The Fed began publishing the dot plot in early 2012 with the intent of providing the public with the range of policy expectations. The Fed stresses that the dots “should not be viewed as unconditional pledges” and “are subject to future revisions in light of evolving economic and financial conditions.” The dots’ range should be the primary focus, and currently, the majority of dots are split between three and four rate total increases this year (which would mean one or two more raises in 2018); the median has now edged up from three to four.
The underlying rate of consumer price inflation has remained moderate. So why is the Fed raising rates? In the last couple of years, the Fed’s rate increases were about getting monetary policy back to a neutral position following an extended period of exceptionally low rates – taking the foot off the gas pedal. Now, it’s about tapping the brakes in an attempt to get the economy to slow to a more sustainable pace. Soft landings are difficult to achieve, and the risks of a policy error (moving too rapidly or too slowly) naturally rise in a late-cycle economy. Fed officials generally believe that the federal funds rate will be raised above a neutral rate in 2019 and 2020.

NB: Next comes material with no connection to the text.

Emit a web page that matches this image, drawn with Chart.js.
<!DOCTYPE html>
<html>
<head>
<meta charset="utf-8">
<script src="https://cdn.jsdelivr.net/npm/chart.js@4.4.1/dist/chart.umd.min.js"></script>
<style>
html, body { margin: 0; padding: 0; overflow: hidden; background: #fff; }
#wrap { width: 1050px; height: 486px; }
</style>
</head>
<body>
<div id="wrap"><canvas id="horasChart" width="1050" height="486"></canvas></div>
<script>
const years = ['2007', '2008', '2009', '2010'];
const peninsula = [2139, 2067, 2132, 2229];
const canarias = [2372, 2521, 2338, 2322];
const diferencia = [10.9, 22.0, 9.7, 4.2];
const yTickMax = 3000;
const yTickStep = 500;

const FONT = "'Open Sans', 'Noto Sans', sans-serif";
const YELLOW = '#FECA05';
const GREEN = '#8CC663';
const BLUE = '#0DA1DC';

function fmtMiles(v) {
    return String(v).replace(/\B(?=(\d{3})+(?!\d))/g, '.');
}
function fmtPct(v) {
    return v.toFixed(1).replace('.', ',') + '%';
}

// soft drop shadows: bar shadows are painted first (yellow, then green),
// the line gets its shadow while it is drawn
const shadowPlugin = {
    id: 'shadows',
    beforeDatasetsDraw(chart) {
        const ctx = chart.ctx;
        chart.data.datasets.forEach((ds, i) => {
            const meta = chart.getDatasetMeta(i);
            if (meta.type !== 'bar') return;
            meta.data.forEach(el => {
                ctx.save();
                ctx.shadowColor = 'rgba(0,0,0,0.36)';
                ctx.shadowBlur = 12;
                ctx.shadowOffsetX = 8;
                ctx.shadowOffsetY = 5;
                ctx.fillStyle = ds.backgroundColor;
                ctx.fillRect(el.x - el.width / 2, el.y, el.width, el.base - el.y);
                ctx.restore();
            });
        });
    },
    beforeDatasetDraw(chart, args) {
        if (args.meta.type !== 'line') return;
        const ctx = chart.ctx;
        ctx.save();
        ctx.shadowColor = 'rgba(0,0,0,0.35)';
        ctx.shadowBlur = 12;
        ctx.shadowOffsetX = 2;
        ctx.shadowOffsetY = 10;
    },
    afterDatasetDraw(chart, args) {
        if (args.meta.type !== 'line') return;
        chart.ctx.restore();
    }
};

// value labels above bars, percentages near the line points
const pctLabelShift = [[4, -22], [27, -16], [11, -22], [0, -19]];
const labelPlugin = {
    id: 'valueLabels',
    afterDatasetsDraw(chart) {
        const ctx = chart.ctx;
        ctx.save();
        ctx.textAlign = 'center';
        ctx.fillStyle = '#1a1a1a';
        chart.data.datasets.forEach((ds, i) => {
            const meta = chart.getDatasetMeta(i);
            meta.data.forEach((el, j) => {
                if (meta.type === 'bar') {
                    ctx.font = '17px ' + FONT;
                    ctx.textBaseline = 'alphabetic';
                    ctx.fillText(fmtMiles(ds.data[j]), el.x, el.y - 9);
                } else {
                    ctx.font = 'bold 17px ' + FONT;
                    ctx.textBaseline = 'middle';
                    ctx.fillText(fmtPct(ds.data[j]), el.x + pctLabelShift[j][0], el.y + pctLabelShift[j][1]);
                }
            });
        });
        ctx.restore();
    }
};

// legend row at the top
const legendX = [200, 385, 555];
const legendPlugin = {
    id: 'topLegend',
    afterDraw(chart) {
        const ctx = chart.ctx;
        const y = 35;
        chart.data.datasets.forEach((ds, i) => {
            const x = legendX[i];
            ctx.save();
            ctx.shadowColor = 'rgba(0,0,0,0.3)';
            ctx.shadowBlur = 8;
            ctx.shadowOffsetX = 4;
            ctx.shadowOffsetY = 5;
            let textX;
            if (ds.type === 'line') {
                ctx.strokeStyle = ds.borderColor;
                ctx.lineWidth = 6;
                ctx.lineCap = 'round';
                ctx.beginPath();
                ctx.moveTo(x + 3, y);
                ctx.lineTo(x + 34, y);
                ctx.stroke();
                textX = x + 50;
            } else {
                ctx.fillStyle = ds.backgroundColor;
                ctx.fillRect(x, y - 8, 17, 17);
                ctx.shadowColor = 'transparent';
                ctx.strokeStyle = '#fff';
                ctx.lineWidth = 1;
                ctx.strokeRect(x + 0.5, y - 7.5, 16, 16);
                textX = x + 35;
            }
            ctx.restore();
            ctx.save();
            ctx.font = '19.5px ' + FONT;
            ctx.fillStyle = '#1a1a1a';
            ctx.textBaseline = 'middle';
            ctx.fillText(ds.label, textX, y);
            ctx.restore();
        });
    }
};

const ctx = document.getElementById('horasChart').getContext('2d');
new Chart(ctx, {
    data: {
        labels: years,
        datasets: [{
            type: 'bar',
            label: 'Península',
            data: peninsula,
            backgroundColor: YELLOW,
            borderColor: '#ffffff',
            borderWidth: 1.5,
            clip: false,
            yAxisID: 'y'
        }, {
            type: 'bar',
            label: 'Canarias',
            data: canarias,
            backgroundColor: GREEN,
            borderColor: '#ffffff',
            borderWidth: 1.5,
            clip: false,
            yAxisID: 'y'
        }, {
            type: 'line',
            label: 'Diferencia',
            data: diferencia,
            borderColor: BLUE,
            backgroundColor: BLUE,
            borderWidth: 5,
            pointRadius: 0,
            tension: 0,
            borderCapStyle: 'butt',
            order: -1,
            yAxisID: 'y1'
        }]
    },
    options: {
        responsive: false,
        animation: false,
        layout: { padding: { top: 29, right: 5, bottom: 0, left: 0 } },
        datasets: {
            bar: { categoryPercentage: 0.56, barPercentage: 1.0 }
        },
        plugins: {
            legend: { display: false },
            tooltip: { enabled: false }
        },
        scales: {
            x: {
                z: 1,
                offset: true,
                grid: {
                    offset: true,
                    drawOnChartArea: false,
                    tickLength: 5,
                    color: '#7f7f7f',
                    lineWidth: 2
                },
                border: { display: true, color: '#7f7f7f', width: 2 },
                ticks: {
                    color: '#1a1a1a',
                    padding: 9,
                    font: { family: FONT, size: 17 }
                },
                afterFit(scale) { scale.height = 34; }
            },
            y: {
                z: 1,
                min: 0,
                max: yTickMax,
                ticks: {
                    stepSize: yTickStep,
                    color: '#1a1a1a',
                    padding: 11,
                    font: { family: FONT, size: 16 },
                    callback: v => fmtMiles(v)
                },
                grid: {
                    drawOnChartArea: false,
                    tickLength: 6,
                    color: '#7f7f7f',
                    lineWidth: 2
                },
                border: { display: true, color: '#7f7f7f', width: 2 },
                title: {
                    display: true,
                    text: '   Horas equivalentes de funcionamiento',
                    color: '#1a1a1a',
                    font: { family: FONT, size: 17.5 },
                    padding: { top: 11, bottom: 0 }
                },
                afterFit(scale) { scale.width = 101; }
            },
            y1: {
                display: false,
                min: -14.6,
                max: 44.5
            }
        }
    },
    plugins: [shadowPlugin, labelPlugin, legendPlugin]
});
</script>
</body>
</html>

A number of emerging economies may face difficulties as the Fed raises short-term rates, but the Fed’s focus is on the domestic economy. Tighter monetary policy ought not to have a significant impact on the U.S. economy in the short-term, but higher intermediate and long-term interest rates (a consequence of rising short-term interest rates) should dampen economic growth over time. There are no signs of a recession on the horizon, but the risks of a possible downturn are likely to rise as we head into 2019.